▸ **DATA SEGMENT**
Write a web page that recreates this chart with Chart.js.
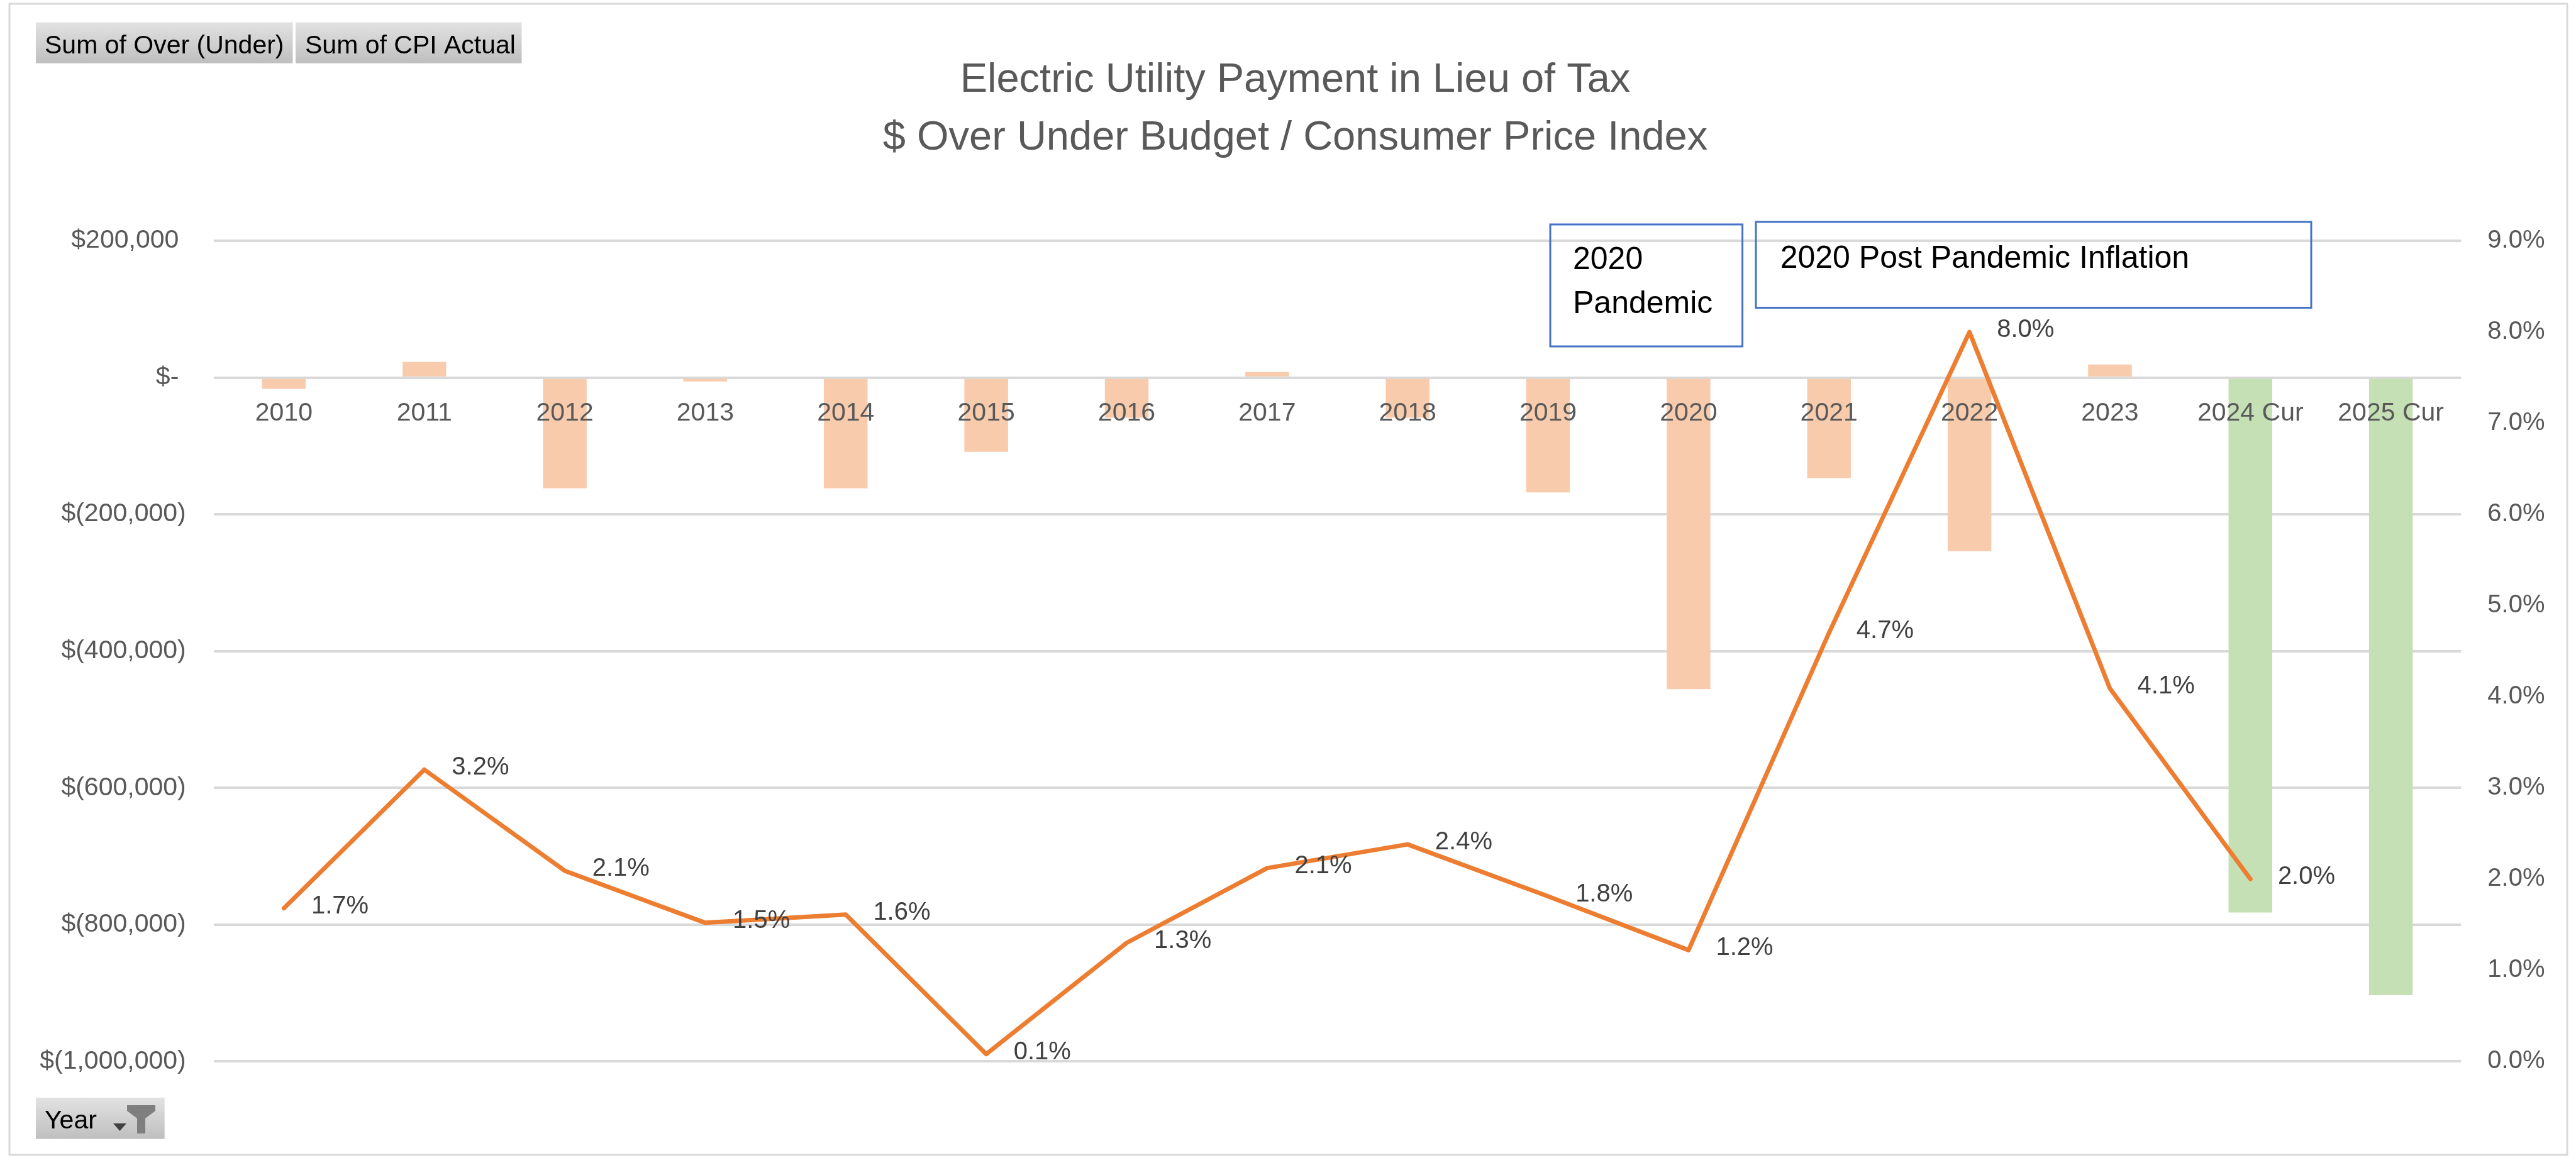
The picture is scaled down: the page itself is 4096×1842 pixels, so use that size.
<!DOCTYPE html>
<html>
<head>
<meta charset="utf-8">
<script src="https://cdn.jsdelivr.net/npm/chart.js@4.4.1/dist/chart.umd.min.js"></script>
<style>
  html, body { margin: 0; padding: 0; background: #ffffff; }
  #wrap { position: relative; width: 4096px; height: 1842px; }
</style>
</head>
<body>
<div id="wrap"><canvas id="c"></canvas></div>
<script>
// ---------------- data ----------------
const categories = ['2010', '2011', '2012', '2013', '2014', '2015', '2016', '2017',
                    '2018', '2019', '2020', '2021', '2022', '2023', '2024 Cur', '2025 Cur'];
const overUnder = [-16400, 22800, -161900, -5600, -161900, -108700, -58800, 8100,
                   -58800, -168000, -455600, -146900, -253900, 19300, -782400, -903200];
const cpiActual = [1.68, 3.20, 2.09, 1.52, 1.61, 0.08, 1.30, 2.12,
                   2.38, 1.81, 1.22, 4.70, 8.00, 4.09, 2.00, null];
const titleLines = ['Electric Utility Payment in Lieu of Tax', '$ Over Under Budget / Consumer Price Index'];
const fieldButtons = ['Sum of Over (Under)', 'Sum of CPI Actual'];
const axisButton = 'Year';
const noteBoxes = [['2020', 'Pandemic'], ['2020 Post Pandemic Inflation']];
const leftAxisRange = [-1000000, 200000, 200000];   // min, max, step
const rightAxisRange = [0, 9, 1];

// ---------------- styles ----------------
const FONT = "'Liberation Sans', Arial, sans-serif";
const AXIS_COLOR = '#595959';
const GRID_COLOR = '#D9D9D9';
const BAR_ACTUAL = '#F8CBAD';
const BAR_CURRENT = '#C5E0B4';
const LINE_COLOR = '#ED7D31';

function money(v) {
  if (v === 0) return '$- ';
  const s = Math.abs(v).toLocaleString('en-US');
  return v < 0 ? '$(' + s + ')' : '$' + s + ' ';
}

function drawButton(ctx, x, y, w, h, label, tx, ty) {
  const g = ctx.createLinearGradient(0, y, 0, y + h);
  g.addColorStop(0, '#E2E2E2');
  g.addColorStop(1, '#BFBFBF');
  ctx.fillStyle = g;
  ctx.fillRect(x, y, w, h);
  ctx.fillStyle = '#000000';
  ctx.font = '41px ' + FONT;
  ctx.textAlign = 'left';
  ctx.textBaseline = 'alphabetic';
  ctx.fillText(label, tx, ty);
}

const decor = {
  id: 'decor',
  beforeDraw(chart) {
    const ctx = chart.ctx;
    ctx.save();
    ctx.fillStyle = '#ffffff';
    ctx.fillRect(0, 0, chart.width, chart.height);
    ctx.strokeStyle = GRID_COLOR;
    ctx.lineWidth = 3;
    ctx.strokeRect(15, 6, 4067, 1831);
    drawButton(ctx, 57, 35.6, 408.5, 65, fieldButtons[0], 71, 85.2);
    drawButton(ctx, 470, 35.6, 359.5, 65, fieldButtons[1], 485, 85.2);
    drawButton(ctx, 57, 1746, 204.7, 65.7, axisButton, 71, 1795);
    // dropdown arrow
    ctx.fillStyle = '#404040';
    ctx.beginPath();
    ctx.moveTo(180, 1787); ctx.lineTo(201, 1787); ctx.lineTo(190.5, 1799);
    ctx.closePath(); ctx.fill();
    // funnel
    ctx.fillStyle = '#7F7F7F';
    ctx.beginPath();
    ctx.moveTo(202, 1758); ctx.lineTo(247, 1758); ctx.lineTo(247, 1767);
    ctx.lineTo(231, 1779); ctx.lineTo(231, 1803); ctx.lineTo(218, 1803);
    ctx.lineTo(218, 1779); ctx.lineTo(202, 1767);
    ctx.closePath(); ctx.fill();
    ctx.restore();
  },
  afterDatasetsDraw(chart) {
    const ctx = chart.ctx;
    const meta = chart.getDatasetMeta(1);
    ctx.save();
    ctx.fillStyle = '#404040';
    ctx.font = '40px ' + FONT;
    ctx.textAlign = 'left';
    ctx.textBaseline = 'middle';
    meta.data.forEach((pt, i) => {
      const v = cpiActual[i];
      if (v === null || v === undefined) return;
      ctx.fillText(v.toFixed(1) + '%', pt.x + 43.6, pt.y - 3);
    });
    ctx.restore();
  },
  afterDraw(chart) {
    const ctx = chart.ctx;
    ctx.save();
    ctx.strokeStyle = '#4472C4';
    ctx.lineWidth = 3;
    ctx.strokeRect(2465, 357, 305.6, 194);
    ctx.strokeRect(2792, 353, 883, 136.5);
    ctx.fillStyle = '#000000';
    ctx.font = '50px ' + FONT;
    ctx.textAlign = 'left';
    ctx.textBaseline = 'alphabetic';
    ctx.fillText(noteBoxes[0][0], 2501, 428);
    ctx.fillText(noteBoxes[0][1], 2501, 497.5);
    ctx.fillText(noteBoxes[1][0], 2830.7, 425.5);
    ctx.restore();
  }
};

new Chart(document.getElementById('c'), {
  type: 'bar',
  data: {
    labels: categories,
    datasets: [
      {
        type: 'bar',
        label: fieldButtons[0],
        data: overUnder,
        yAxisID: 'y',
        backgroundColor: categories.map(c => /Cur$/.test(c) ? BAR_CURRENT : BAR_ACTUAL),
        borderWidth: 0,
        categoryPercentage: 1.0,
        barPercentage: 0.311,
        order: 2
      },
      {
        type: 'line',
        label: fieldButtons[1],
        data: cpiActual,
        yAxisID: 'y1',
        borderColor: LINE_COLOR,
        backgroundColor: LINE_COLOR,
        borderWidth: 7,
        pointRadius: 0,
        pointHoverRadius: 0,
        tension: 0,
        spanGaps: false,
        borderCapStyle: 'round',
        borderJoinStyle: 'round',
        order: 1
      }
    ]
  },
  options: {
    responsive: true,
    maintainAspectRatio: false,
    animation: false,
    devicePixelRatio: 1,
    layout: { padding: { left: 55.7, right: 32.7, top: 0, bottom: 153.7 } },
    plugins: {
      legend: { display: false },
      tooltip: { enabled: false },
      title: {
        display: true,
        text: titleLines,
        color: AXIS_COLOR,
        font: { family: FONT, size: 65, weight: 'normal', lineHeight: 92 / 65 },
        padding: { top: 82, bottom: 117.1 }
      }
    },
    scales: {
      x: {
        type: 'category',
        position: { y: 0 },
        offset: true,
        grid: { display: false, drawTicks: false },
        border: { display: false },
        ticks: {
          z: 1,
          color: AXIS_COLOR,
          font: { family: FONT, size: 41 },
          padding: 32,
          maxRotation: 0,
          autoSkip: false
        }
      },
      y: {
        type: 'linear',
        position: 'left',
        min: leftAxisRange[0],
        max: leftAxisRange[1],
        grid: { color: GRID_COLOR, lineWidth: 4, drawTicks: false },
        border: { display: false },
        ticks: {
          stepSize: leftAxisRange[2],
          color: AXIS_COLOR,
          font: { family: FONT, size: 41 },
          padding: 44,
          callback: v => money(v)
        },
        afterFit: s => { s.width = 284; }
      },
      y1: {
        type: 'linear',
        position: 'right',
        min: rightAxisRange[0],
        max: rightAxisRange[1],
        grid: { display: false, drawTicks: false },
        border: { display: false },
        ticks: {
          stepSize: rightAxisRange[2],
          color: AXIS_COLOR,
          font: { family: FONT, size: 40 },
          padding: 42,
          callback: v => v.toFixed(1) + '%'
        },
        afterFit: s => { s.width = 150; }
      }
    }
  },
  plugins: [decor]
});
</script>
</body>
</html>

▸ **EXERCISE GOAL**
Restate each line from the start of the listing through the line bearing "const LINE_COLOR = '#ED7D31';" word for word. Drop the pictures.

▸ **EXERCISE RESULT**
Write a web page that recreates this chart with Chart.js.
The picture is scaled down: the page itself is 4096×1842 pixels, so use that size.
<!DOCTYPE html>
<html>
<head>
<meta charset="utf-8">
<script src="https://cdn.jsdelivr.net/npm/chart.js@4.4.1/dist/chart.umd.min.js"></script>
<style>
  html, body { margin: 0; padding: 0; background: #ffffff; }
  #wrap { position: relative; width: 4096px; height: 1842px; }
</style>
</head>
<body>
<div id="wrap"><canvas id="c"></canvas></div>
<script>
// ---------------- data ----------------
const categories = ['2010', '2011', '2012', '2013', '2014', '2015', '2016', '2017',
                    '2018', '2019', '2020', '2021', '2022', '2023', '2024 Cur', '2025 Cur'];
const overUnder = [-16400, 22800, -161900, -5600, -161900, -108700, -58800, 8100,
                   -58800, -168000, -455600, -146900, -253900, 19300, -782400, -903200];
const cpiActual = [1.68, 3.20, 2.09, 1.52, 1.61, 0.08, 1.30, 2.12,
                   2.38, 1.81, 1.22, 4.70, 8.00, 4.09, 2.00, null];
const titleLines = ['Electric Utility Payment in Lieu of Tax', '$ Over Under Budget / Consumer Price Index'];
const fieldButtons = ['Sum of Over (Under)', 'Sum of CPI Actual'];
const axisButton = 'Year';
const noteBoxes = [['2020', 'Pandemic'], ['2020 Post Pandemic Inflation']];
const leftAxisRange = [-1000000, 200000, 200000];   // min, max, step
const rightAxisRange = [0, 9, 1];

// ---------------- styles ----------------
const FONT = "'Liberation Sans', Arial, sans-serif";
const AXIS_COLOR = '#595959';
const GRID_COLOR = '#D9D9D9';
const BAR_ACTUAL = '#F8CBAD';
const BAR_CURRENT = '#C5E0B4';
const LINE_COLOR = '#ED7D31';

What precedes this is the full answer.